We have to create conditions that allow us to retain and recruit more educators of color. I believe that having educators of color is one of the most important moves as far as equity. We are hearing clearly from educators of color that we have in our district right now, or who have taught recently in our district, that they are dealing with all of the stresses that all educators are dealing with plus myriad additional microaggressions, extra labor, social isolation. This is not a tenable workload, and it’s not a tenable working condition.
Going back to dismantling racism in the district being my biggest priority: Part of that is creating working conditions where educators of color can and want to be at work teaching our kids, and are well-supported. You create the plan for support and equity first, and then you invite folks into it. And that’s the way it has to be, because we don’t want to cause more harm.
Statewide, students have reported higher levels of mental health needs than before the pandemic. How do you think the district can better meet student mental health needs?
I really like Judy Brown, who came on a year and a half or so ago as our head of mental health support services in Minneapolis Public Schools. That team has to build out with the resources that they have so far, and again, with really close partnership from parents of color. We need to give them a chance to do what they’re doing.
I also think we need to be better partnered with Hennepin County. Over the past couple of years, there’s been some really great disparity-reducing programming coming out of Hennepin County. Where the district is dealing with financial shortfalls, that’s where we can see what public programming is out there.

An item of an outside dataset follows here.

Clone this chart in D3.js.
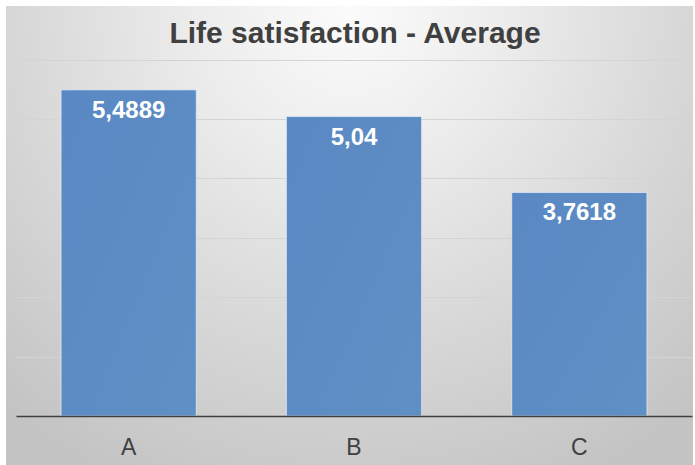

In two sentences, what’s another issue facing Minneapolis Public Schools we haven’t talked about and what’s your plan to tackle it?
Special education: many of the students who receive special education services in Minneapolis Public Schools are in a segregated setting, away from general education 40 percent or more of their day. Students of color, particularly Black students, are significantly overrepresented in those placements—and this is inequitable, it’s not in line with federal legislation and it’s feeding the school-to-prison pipeline; I’m very committed to interrupting it.